The Trump administration prepared an application on Sunday asking the US Supreme Court to remove a lower court order blocking the firing of the head of the Office of Special Counsel. The request argued the order was “an unprecedented assault on the separation of powers that warrant[ed] immediate relief.”
The administration based its argument on several recent Supreme Court decisions. Seila Law LLC v. CFPB and Collins v. Yellen both affirmed a president’s power to remove officers serving as the “single head of an agency,” without showing cause. Additionally, the application cited Trump v. United States, in which the court stated that “the President’s management of the executive branch requires him to have unrestricted power to remove them [agency heads] in their most important duties.” Accordingly, the administration stated that a judicial restriction would inflict the “gravest of injuries on the Executive Branch.”

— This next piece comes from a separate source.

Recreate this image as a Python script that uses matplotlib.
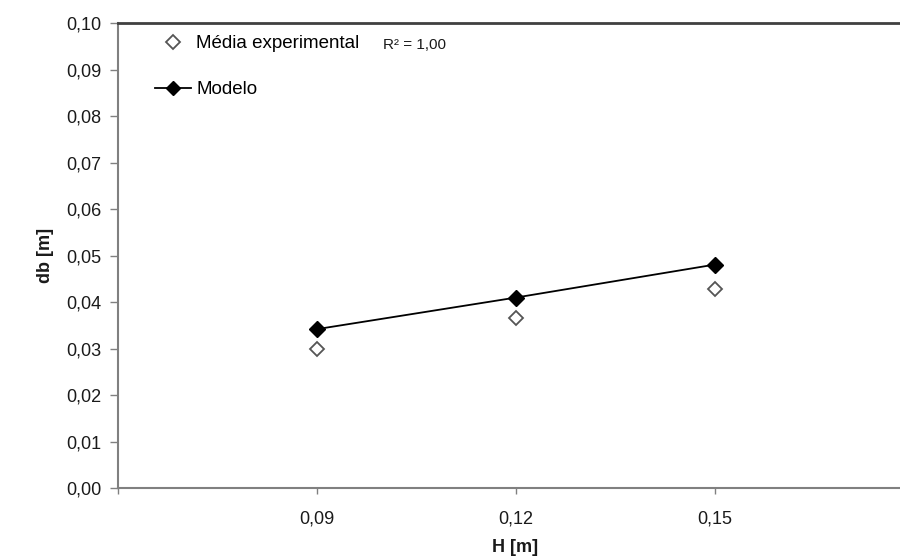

Trump removed Hampton Dellinger as the sole head of the Office of Special Counsel in January. Dellinger quickly filed a request for an emergency restraining order stating that the firing was illegal as no cause was shown for his removal. 5 U.S.C. § 1211(b) states that Special Counsel may only be removed for “inefficiency, neglect of duty, or malfeasance in office.”
A district court allowed a temporary restraining order to prevent the firing until the court could review legal claims made by both sides. On Saturday, a federal appeals court declined to remove the order stating that it lacked the legal power to review the government’s appeal.
The Office of Special Counsel was created in 1979 to serve as “a secure channel for federal employees to blow the whistle by disclosing wrongdoing.”